▶ [Stated exercise]: Which lines fall between the line holding "Generate a web" and the line holding "const thresholdV = 0.55;", inclusive? Retype them exactly, without the pictures, and add nothing else.

○ ○ ○ ○

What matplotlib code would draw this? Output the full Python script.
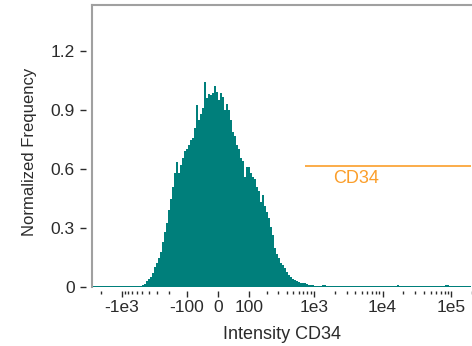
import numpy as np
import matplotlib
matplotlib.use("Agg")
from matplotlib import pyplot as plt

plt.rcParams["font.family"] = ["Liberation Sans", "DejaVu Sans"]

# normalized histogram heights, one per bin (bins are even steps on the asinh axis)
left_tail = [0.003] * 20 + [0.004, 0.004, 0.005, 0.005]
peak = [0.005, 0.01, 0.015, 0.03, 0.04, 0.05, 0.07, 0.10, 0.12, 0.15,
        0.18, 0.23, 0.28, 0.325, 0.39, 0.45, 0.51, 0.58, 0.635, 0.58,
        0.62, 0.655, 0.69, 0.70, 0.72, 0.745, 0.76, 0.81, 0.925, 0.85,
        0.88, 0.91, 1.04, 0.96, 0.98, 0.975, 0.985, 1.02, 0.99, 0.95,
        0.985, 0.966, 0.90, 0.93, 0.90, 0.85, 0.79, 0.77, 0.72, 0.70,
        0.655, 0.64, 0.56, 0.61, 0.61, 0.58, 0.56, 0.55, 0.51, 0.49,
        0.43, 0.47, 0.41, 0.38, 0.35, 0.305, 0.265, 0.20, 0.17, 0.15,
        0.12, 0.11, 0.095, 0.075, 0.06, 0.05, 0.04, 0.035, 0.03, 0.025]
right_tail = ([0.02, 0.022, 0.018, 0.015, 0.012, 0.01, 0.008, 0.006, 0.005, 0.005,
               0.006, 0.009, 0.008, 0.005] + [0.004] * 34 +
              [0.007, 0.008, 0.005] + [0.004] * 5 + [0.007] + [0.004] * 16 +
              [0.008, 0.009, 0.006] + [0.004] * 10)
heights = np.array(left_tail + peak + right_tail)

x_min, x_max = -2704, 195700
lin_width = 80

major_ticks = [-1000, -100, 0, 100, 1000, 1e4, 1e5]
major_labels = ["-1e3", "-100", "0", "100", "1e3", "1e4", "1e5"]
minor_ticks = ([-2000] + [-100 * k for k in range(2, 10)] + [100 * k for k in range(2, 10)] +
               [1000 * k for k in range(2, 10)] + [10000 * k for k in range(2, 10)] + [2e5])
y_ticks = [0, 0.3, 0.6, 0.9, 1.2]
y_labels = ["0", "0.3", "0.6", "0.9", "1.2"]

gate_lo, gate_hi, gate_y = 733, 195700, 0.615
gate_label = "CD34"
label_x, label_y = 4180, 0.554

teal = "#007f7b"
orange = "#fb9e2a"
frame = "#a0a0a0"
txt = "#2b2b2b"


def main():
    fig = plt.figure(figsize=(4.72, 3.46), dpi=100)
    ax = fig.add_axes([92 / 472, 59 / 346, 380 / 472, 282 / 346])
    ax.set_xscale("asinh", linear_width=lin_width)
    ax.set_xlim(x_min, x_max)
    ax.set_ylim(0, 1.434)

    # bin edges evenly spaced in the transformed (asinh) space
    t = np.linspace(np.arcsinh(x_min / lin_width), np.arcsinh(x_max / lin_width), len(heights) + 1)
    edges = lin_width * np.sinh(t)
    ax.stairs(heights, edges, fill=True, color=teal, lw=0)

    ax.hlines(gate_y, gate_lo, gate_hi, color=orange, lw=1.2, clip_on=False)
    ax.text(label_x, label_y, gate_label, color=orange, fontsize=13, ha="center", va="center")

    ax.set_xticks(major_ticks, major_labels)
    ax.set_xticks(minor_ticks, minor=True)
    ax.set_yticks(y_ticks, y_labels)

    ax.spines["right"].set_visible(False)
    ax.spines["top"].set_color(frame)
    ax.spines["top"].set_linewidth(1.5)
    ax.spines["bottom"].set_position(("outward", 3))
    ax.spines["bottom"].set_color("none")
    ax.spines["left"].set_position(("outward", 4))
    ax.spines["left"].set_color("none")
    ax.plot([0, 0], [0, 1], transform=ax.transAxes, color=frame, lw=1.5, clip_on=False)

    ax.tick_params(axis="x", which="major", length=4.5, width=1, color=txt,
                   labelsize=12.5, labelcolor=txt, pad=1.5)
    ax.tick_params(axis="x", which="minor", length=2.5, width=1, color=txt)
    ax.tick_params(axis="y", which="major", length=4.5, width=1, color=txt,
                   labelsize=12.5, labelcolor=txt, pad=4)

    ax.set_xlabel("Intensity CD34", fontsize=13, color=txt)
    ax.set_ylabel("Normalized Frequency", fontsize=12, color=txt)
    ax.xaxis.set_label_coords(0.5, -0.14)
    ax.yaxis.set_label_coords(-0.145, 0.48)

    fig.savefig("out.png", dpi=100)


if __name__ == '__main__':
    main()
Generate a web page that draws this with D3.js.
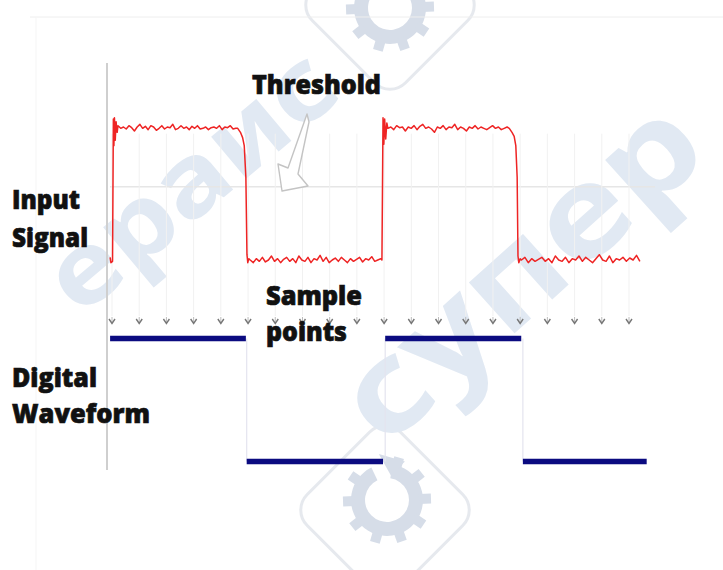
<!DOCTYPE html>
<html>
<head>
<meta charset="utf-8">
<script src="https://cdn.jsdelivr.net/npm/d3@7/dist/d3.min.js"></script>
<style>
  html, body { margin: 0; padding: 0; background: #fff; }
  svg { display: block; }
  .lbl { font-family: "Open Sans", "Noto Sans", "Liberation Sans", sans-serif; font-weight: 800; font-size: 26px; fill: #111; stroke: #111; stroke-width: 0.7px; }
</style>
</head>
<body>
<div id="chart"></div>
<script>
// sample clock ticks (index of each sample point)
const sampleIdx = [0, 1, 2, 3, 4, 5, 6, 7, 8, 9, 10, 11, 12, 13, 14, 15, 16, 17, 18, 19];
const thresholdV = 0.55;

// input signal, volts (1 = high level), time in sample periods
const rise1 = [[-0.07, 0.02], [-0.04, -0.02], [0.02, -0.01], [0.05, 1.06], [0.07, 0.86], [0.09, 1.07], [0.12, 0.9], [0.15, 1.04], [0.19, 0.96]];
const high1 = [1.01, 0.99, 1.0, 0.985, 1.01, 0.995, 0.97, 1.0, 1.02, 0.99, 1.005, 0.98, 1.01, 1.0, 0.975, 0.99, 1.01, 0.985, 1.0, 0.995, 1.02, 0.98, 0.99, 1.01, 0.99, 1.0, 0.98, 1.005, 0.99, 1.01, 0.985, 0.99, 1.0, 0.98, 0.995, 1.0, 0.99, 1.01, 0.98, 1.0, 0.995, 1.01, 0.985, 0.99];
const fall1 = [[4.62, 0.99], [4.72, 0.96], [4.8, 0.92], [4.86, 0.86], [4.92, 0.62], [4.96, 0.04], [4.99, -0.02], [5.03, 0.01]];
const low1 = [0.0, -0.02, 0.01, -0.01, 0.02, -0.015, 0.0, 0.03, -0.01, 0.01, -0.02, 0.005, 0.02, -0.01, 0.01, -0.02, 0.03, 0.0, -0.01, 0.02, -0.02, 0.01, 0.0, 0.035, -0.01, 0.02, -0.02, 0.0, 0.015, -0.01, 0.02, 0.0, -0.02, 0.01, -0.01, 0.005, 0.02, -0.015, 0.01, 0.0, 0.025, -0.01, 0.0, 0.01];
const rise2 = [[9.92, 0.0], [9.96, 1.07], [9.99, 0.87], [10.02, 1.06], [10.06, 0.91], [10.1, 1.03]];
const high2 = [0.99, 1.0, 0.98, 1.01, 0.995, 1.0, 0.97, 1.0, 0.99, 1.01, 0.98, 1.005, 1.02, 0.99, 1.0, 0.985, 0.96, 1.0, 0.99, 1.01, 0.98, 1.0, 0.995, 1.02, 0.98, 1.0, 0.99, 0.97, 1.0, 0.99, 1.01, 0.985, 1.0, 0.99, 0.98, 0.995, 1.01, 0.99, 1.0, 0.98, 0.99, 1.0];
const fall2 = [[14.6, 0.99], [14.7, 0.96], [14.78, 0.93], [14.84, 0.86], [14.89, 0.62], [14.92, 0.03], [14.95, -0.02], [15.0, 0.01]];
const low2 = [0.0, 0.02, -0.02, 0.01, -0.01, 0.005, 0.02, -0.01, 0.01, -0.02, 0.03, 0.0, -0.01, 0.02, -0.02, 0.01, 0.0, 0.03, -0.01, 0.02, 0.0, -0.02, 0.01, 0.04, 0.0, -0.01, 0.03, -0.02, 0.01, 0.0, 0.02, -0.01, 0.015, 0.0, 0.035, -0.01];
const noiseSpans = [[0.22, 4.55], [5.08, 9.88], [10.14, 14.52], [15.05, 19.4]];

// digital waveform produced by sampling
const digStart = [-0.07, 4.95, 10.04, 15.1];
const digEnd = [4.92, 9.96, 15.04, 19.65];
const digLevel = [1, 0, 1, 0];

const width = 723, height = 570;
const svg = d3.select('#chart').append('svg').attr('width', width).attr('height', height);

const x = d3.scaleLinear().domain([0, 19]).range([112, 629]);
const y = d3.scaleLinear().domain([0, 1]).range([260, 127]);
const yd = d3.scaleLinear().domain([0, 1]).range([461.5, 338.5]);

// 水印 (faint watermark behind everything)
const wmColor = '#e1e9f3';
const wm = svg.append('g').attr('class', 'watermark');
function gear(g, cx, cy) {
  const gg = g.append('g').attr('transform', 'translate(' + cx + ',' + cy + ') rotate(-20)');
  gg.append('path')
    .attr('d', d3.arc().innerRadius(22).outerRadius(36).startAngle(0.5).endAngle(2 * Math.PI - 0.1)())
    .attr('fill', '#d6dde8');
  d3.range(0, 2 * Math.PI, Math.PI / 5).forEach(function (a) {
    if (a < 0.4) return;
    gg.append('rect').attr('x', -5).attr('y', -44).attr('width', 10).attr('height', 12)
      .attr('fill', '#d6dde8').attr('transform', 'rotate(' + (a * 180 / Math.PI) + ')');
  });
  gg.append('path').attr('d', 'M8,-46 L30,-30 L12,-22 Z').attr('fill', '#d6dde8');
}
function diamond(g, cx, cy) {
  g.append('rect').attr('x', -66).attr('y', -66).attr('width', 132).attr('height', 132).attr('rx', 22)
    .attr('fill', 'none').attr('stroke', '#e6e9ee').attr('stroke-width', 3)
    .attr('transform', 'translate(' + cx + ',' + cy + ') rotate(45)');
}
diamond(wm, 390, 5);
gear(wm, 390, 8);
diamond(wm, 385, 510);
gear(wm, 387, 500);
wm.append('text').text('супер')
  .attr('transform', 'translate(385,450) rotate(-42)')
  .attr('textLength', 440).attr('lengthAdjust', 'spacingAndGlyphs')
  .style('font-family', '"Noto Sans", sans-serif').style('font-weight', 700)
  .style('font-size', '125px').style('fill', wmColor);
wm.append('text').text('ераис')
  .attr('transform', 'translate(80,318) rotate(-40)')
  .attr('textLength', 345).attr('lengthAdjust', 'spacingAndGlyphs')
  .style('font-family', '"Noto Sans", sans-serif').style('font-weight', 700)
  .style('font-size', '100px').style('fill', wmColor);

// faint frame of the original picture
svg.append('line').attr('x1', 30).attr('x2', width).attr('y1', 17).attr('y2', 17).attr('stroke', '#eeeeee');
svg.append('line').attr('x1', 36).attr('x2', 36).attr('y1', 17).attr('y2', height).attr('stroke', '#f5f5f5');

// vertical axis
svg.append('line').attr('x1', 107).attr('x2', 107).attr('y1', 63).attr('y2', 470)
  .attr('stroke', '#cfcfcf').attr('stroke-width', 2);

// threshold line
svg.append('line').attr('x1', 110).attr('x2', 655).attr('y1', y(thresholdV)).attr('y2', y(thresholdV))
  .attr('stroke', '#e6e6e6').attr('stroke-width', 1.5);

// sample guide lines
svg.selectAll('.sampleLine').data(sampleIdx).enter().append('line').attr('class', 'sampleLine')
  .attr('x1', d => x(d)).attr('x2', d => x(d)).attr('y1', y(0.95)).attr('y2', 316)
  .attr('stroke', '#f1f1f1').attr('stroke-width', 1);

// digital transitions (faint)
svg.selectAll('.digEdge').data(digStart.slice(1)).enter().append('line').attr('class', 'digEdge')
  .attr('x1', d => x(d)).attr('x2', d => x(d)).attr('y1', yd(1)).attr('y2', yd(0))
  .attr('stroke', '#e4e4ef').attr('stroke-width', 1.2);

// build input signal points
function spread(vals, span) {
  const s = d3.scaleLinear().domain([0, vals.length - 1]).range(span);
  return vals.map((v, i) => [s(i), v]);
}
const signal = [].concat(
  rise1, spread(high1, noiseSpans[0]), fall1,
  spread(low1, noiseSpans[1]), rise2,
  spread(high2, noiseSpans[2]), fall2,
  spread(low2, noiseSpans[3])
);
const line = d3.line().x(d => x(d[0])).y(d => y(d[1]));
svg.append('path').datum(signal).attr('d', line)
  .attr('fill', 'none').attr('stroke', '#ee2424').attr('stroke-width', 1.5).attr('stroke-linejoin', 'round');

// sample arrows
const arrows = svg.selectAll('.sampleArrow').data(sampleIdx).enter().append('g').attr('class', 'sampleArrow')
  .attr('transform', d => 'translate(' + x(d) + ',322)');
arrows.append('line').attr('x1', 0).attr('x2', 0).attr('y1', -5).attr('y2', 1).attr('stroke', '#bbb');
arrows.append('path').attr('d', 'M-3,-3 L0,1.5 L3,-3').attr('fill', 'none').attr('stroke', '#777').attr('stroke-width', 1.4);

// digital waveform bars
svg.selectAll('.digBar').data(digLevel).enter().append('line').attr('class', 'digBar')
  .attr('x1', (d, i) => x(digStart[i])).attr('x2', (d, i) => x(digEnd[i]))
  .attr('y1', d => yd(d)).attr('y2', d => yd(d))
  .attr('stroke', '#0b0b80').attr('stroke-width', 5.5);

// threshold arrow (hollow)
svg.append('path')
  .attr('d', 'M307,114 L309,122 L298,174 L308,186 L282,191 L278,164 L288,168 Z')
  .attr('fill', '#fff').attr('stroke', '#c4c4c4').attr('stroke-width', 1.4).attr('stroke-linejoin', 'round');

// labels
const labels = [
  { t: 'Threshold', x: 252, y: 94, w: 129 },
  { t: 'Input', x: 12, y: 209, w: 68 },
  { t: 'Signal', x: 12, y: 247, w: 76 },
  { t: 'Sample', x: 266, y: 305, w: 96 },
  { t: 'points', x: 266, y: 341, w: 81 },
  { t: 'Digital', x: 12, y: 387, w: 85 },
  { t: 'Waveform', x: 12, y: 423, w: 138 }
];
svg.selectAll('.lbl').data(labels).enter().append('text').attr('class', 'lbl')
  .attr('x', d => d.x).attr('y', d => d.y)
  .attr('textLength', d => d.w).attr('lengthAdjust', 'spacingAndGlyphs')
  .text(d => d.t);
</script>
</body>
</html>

○ ○ ○ ○

▶ [Worked answer]:
Generate a web page that draws this with D3.js.
<!DOCTYPE html>
<html>
<head>
<meta charset="utf-8">
<script src="https://cdn.jsdelivr.net/npm/d3@7/dist/d3.min.js"></script>
<style>
  html, body { margin: 0; padding: 0; background: #fff; }
  svg { display: block; }
  .lbl { font-family: "Open Sans", "Noto Sans", "Liberation Sans", sans-serif; font-weight: 800; font-size: 26px; fill: #111; stroke: #111; stroke-width: 0.7px; }
</style>
</head>
<body>
<div id="chart"></div>
<script>
// sample clock ticks (index of each sample point)
const sampleIdx = [0, 1, 2, 3, 4, 5, 6, 7, 8, 9, 10, 11, 12, 13, 14, 15, 16, 17, 18, 19];
const thresholdV = 0.55;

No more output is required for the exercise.